The commissioners said they understood that if the city owned that property, the ag restriction would go away.

Former Ronan Mayor Kim Aipperspach agreed.

“All of us have probably done a disservice to the city of Ronan for 18 years,” he said. “Had MREC been going, Ronan would still have a motel, maybe two, and we’d probably have a restaurant that stays open past four in the afternoon.”

Questioned about whether the MREC land could be annexed into the city, Barron said the commissioners would have to agree.

The Confederated Salish and Kootenai Tribes recently asked the city to annex 31 acres of the property on Mink Lane, and plan to use around six acres for a meat-packing facility. Lake County owns two-thirds of the remaining property and the city of Ronan owns one-third of it. There are no boundary lines between the city and county property Decker said, so that is also an issue.

From Lake County’s perspective, Decker said, “Our interest for a long time has been to trade the county’s MREC land to the city.”

In exchange, the county would like to acquire the baseball diamonds located east of the fairgrounds for expansion, and offered to put money into MREC infrastructure, such as a bike path, roads and possibly baseball fields.

Decker added that a document signed during Paddy Trusler’s tenure as a Lake County commissioner specified $90,000 worth of work and in-kind donations from the county if such a trade could be made.

“The fairgrounds in Ronan is a pretty valuable piece of property – one of the focal points of the town of Ronan,” Decker said. “Maybe we could expand it; maybe have a carnival, maybe make it a fair – really a county fair rather than what is is right now.”

Lake County is going to invest about a million-dollars worth of infrastructure into the fairgrounds in the next year, mostly in water and sewer work, Decker said. That project is already out to bid, according to Billie Lee, Lake County Director of Special Projects.

She also said the county has plans for maybe an additional million dollars in investments at the fairgrounds, including upgraded bathrooms in the community center and new roofs on the barns.

The baseball conundrum

Decker said Ronan Schools Superintendent Mark Johnston told him that now that the Montana High School Association has approved high school boys baseball, the RHS boys will be playing on the Babe Ruth field, which Decker said barely meets MHSA standards, and the school would be interested in a larger facility.

The baseball diamonds are a crazy quilt of ownership, between the Tribes, city, county and the school district, but the two baseball fields along Highway 93 are on tribal ground, Decker said. So different land owners add up to a more complex situation.

Also, the baseball association in Ronan has been opposed to moving the fields from their location near the fairgrounds and schools.
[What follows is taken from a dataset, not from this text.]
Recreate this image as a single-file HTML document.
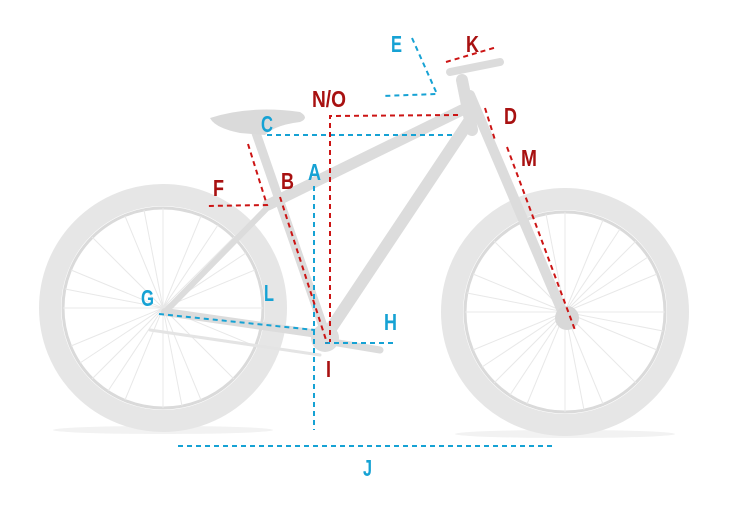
<!DOCTYPE html>
<html><head><meta charset="utf-8"><style>
html,body{margin:0;padding:0;background:#fff;width:756px;height:507px;overflow:hidden}
text{font-family:"Liberation Sans",sans-serif;font-weight:bold;font-size:23px}
.b{fill:#16a2d4}.r{fill:#a81111}
</style></head><body>
<svg width="756" height="507" viewBox="0 0 756 507">
<defs>
<g id="sp" stroke="#e8e8e8" stroke-width="1">
<line x1="-100" y1="0" x2="100" y2="0"/><line x1="0" y1="-100" x2="0" y2="100"/>
<line x1="-71" y1="-71" x2="71" y2="71"/><line x1="-71" y1="71" x2="71" y2="-71"/>
<line x1="-92" y1="-38" x2="92" y2="38"/><line x1="-92" y1="38" x2="92" y2="-38"/>
<line x1="-38" y1="-92" x2="38" y2="92"/><line x1="-38" y1="92" x2="38" y2="-92"/>
<line x1="-98" y1="-19" x2="98" y2="19"/><line x1="-19" y1="-98" x2="19" y2="98"/>
<line x1="-83" y1="55" x2="83" y2="-55"/><line x1="-55" y1="83" x2="55" y2="-83"/>
</g>
</defs>
<ellipse cx="163" cy="430" rx="110" ry="4" fill="#f2f2f2"/>
<ellipse cx="565" cy="434" rx="110" ry="4" fill="#f2f2f2"/>
<g transform="translate(163,308)">
<circle r="113" fill="none" stroke="#e6e6e6" stroke-width="22"/>
<circle r="100" fill="none" stroke="#dadada" stroke-width="3"/>
<use href="#sp"/>
</g>
<g transform="translate(565,312)">
<circle r="113" fill="none" stroke="#e6e6e6" stroke-width="22"/>
<circle r="100" fill="none" stroke="#dadada" stroke-width="3"/>
<use href="#sp"/>
</g>
<g stroke="#dcdcdc" stroke-linecap="round" fill="none">
<line x1="268" y1="205" x2="462" y2="110" stroke-width="11"/>
<line x1="330" y1="330" x2="470" y2="120" stroke-width="12"/>
<line x1="255" y1="130" x2="325" y2="332" stroke-width="9"/>
<line x1="165" y1="312" x2="325" y2="335" stroke-width="8"/>
<line x1="165" y1="312" x2="270" y2="205" stroke-width="6"/>
<line x1="470" y1="95" x2="565" y2="318" stroke-width="10"/>
<line x1="462" y1="80" x2="472" y2="130" stroke-width="12"/>
<line x1="450" y1="72" x2="500" y2="62" stroke-width="8"/>
<line x1="320" y1="340" x2="380" y2="350" stroke-width="7"/>
<line x1="150" y1="330" x2="320" y2="355" stroke-width="3" stroke="#e4e4e4"/>
</g>
<path d="M210,118 Q250,105 300,112 Q310,118 300,122 Q275,125 265,135 L240,133 Q215,128 210,118Z" fill="#dadada"/>
<circle cx="325" cy="338" r="14" fill="#dedede"/>
<circle cx="567" cy="318" r="12" fill="#d8d8d8"/>
<g fill="none" stroke-width="2" stroke-dasharray="5,4">
<g stroke="#16a2d4">
<polyline points="412,38 437,94 382,96"/>
<line x1="267" y1="135" x2="452" y2="135"/>
<line x1="314" y1="186" x2="314" y2="430"/>
<line x1="159" y1="314" x2="315" y2="330"/>
<line x1="325" y1="343" x2="395" y2="343"/>
<line x1="178" y1="446" x2="552" y2="446"/>
</g>
<g stroke="#cc1414">
<line x1="446" y1="62" x2="497" y2="47"/>
<polyline points="458,115 330,116 330,342"/>
<line x1="485" y1="108" x2="495" y2="140"/>
<line x1="507" y1="147" x2="575" y2="330"/>
<polyline points="248,144 267,205 206,206"/>
<line x1="280" y1="197" x2="327" y2="343"/>
</g>
</g>
<g lengthAdjust="spacingAndGlyphs">
<text class="b" x="391" y="52" textLength="11" lengthAdjust="spacingAndGlyphs">E</text>
<text class="r" x="466" y="52" textLength="13" lengthAdjust="spacingAndGlyphs">K</text>
<text class="r" x="312" y="107" textLength="34" lengthAdjust="spacingAndGlyphs">N/O</text>
<text class="b" x="261" y="132" textLength="12" lengthAdjust="spacingAndGlyphs">C</text>
<text class="r" x="504" y="124" textLength="13" lengthAdjust="spacingAndGlyphs">D</text>
<text class="r" x="521" y="166" textLength="16" lengthAdjust="spacingAndGlyphs">M</text>
<text class="r" x="213" y="196" textLength="11" lengthAdjust="spacingAndGlyphs">F</text>
<text class="r" x="281" y="189" textLength="13" lengthAdjust="spacingAndGlyphs">B</text>
<text class="b" x="308" y="180" textLength="13" lengthAdjust="spacingAndGlyphs">A</text>
<text class="b" x="141" y="306" textLength="13" lengthAdjust="spacingAndGlyphs">G</text>
<text class="b" x="264" y="301" textLength="10" lengthAdjust="spacingAndGlyphs">L</text>
<text class="b" x="384" y="330" textLength="13" lengthAdjust="spacingAndGlyphs">H</text>
<text class="r" x="326" y="377" textLength="5" lengthAdjust="spacingAndGlyphs">I</text>
<text class="b" x="363" y="476" textLength="9" lengthAdjust="spacingAndGlyphs">J</text>
</g>
</svg>
</body></html>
Part of their concern is getting kids safely to the fields if they are moved to the outskirts of town.

The pedestrian path on Round Butte Road provides access and solves that problem, Decker said.

“They’ll stand their ground,” Ronan Mayor Chris Adler said, since members of the association either played on the existing fields themselves or their kids have.

A reverse swap

Michelle Marengo, Pioneer Days committee member, asked if a swap the other way – moving the fairgrounds out to MREC – was off the table?
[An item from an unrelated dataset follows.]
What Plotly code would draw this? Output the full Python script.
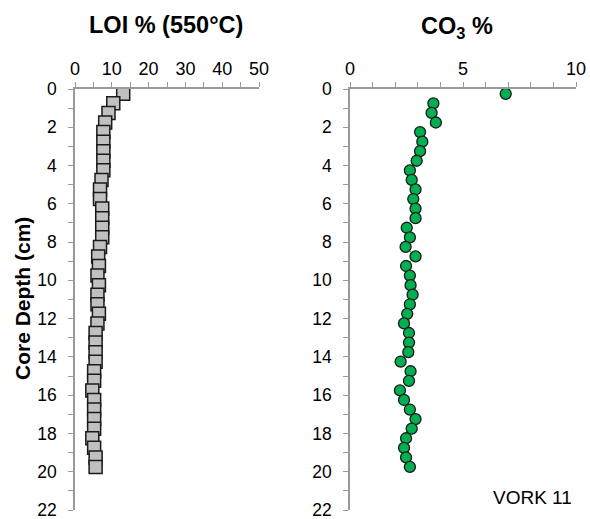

Barron answered, “If we did that, it would cost between 10 to 20 million to move the fairgrounds out there.”

“Does it make more sense to put more money into the rodeo grounds and the grandstands at the (current) fairgrounds?” asked Lee.

Bartel reiterated that Pioneer Days would like a long-term lease.
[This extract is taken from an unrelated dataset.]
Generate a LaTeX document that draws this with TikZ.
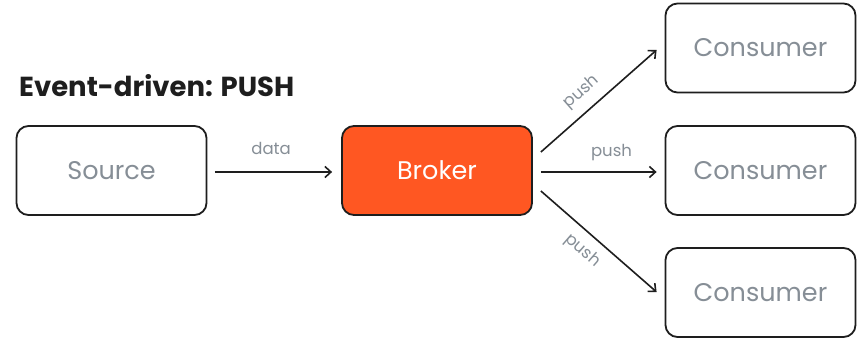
\documentclass[tikz,border=0pt]{standalone}
\usepackage{fontspec}
\setmainfont{Poppins}
\usetikzlibrary{arrows.meta,calc}
\definecolor{ink}{HTML}{1E1E1E}
\definecolor{txtgray}{HTML}{868E96}
\definecolor{brokerfill}{HTML}{FF5722}
\begin{document}
\begin{tikzpicture}[x=1pt,y=-1pt,
 box/.style={draw=ink, line width=1.8pt, rounded corners=12pt, minimum width=190pt, minimum height=89pt, inner sep=0pt, font=\fontsize{25.5}{30}\selectfont, text=txtgray},
 lbl/.style={font=\fontsize{16.5}{19}\selectfont, text=txtgray, inner sep=0pt},
 arr/.style={draw=ink, line width=1.6pt, -{Straight Barb[length=6pt,width=11pt]}}
]
\fill[white] (0,0) rectangle (859,340);
\useasboundingbox (0,0) rectangle (859,340);
\node[anchor=west, inner sep=0pt, font=\bfseries\fontsize{27.5}{32}\selectfont, text=ink] (title) at (19,86) {Event-driven: PUSH};
\node[box] (src) at (111.5,170.5) {Source};
\node[box, fill=brokerfill, text=white] (brk) at (437,170.5) {Broker};
\node[box] (c1) at (760.5,48) {Consumer};
\node[box] (c2) at (760.5,170.5) {Consumer};
\node[box] (c3) at (760.5,292.5) {Consumer};
\draw[arr] ($(src.east)+(7.5,1.5)$) -- node[lbl, pos=0.48, above=17pt] {data} ($(brk.west)+(-9,1.5)$);
\draw[arr] ($(brk.east)+(8,-18.5)$) -- node[lbl, pos=0.455, sloped, above=9pt] {push} ($(c1.west)+(-8,2)$);
\draw[arr] ($(brk.east)+(8,1.5)$) -- node[lbl, pos=0.61, above=10pt] {push} ($(c2.west)+(-8,1.5)$);
\draw[arr] ($(brk.east)+(8,20.5)$) -- node[lbl, pos=0.46, sloped, below=9pt] {push} ($(c3.west)+(-8,-0.5)$);
\end{tikzpicture}
\end{document}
“What we’d very much like to make clear, even if we do have an extended time-frame lease with both parties, we by no means have the intention of stopping growth out there,” he said.

Decker asked if the land was leased to Pioneer Days and then the lease was terminated for just cause on either side, what about the infrastructure?

Bartel said Pioneer Days people had put a lot of time and thought into this issue and discussed a stock-equipment company called Prefert that installs rodeo arenas. Speaking to other counties in Montana, Bartel found out that Prefert has some money in their budget, has granted some funds to other counties, and installed an arena, complete with roping chutes and livestock pens. All of this infrastructure could be taken out of the ground and removed if an issue occurred, he said.

Holding the Lake County Fair and Pioneer Days in conjunction came up also. Moore said that would bring more people into town. Bartel agreed and added that 4-H and FF kids have come to Lake County Fair Board meetings asking to put Pioneer Days and the fair back together again.

“We’d get more folks coming in and more money in the sales,” Bartel said.

Moving forward with MREC

Barron brought up what he thinks might be an issue with MREC land, and that’s wetlands. There’s an area of the proposed complex that might qualify, he said. He also asked if Pioneer Days would be interested in buying out the county,

Meeting participants kicked around whether the land could be annexed by the city first so it could be sold government to government, whether the land needed to be appraised, whether commissioners could sell the property at 10 percent below appraisal price, or whether they could sell it for what they paid for it, which was $85,000, according to Aipperspach.

Pioneer Days already has skin in the game. According to Aipperspach, who was Ronan's mayor when MREC began two decades ago, the group put up $20,000 or $30,000 to pay for studies because the county said they had no money.

At the end of the meeting, Aipperspach asked, “Any interest in doing a lease and removing the ag restriction?”

“Honestly not,” Barron answered.

“One thing we do have in common is we’re tired of nothing being done with MREC,” Barron added. “I’d love to be able to see it in the city somehow.”

“So we'll do some researching and see what’s up with the wetlands, and wait until we're ready to do something,” Decker added.

“Quit talking, and get to doing,” encouraged Adler.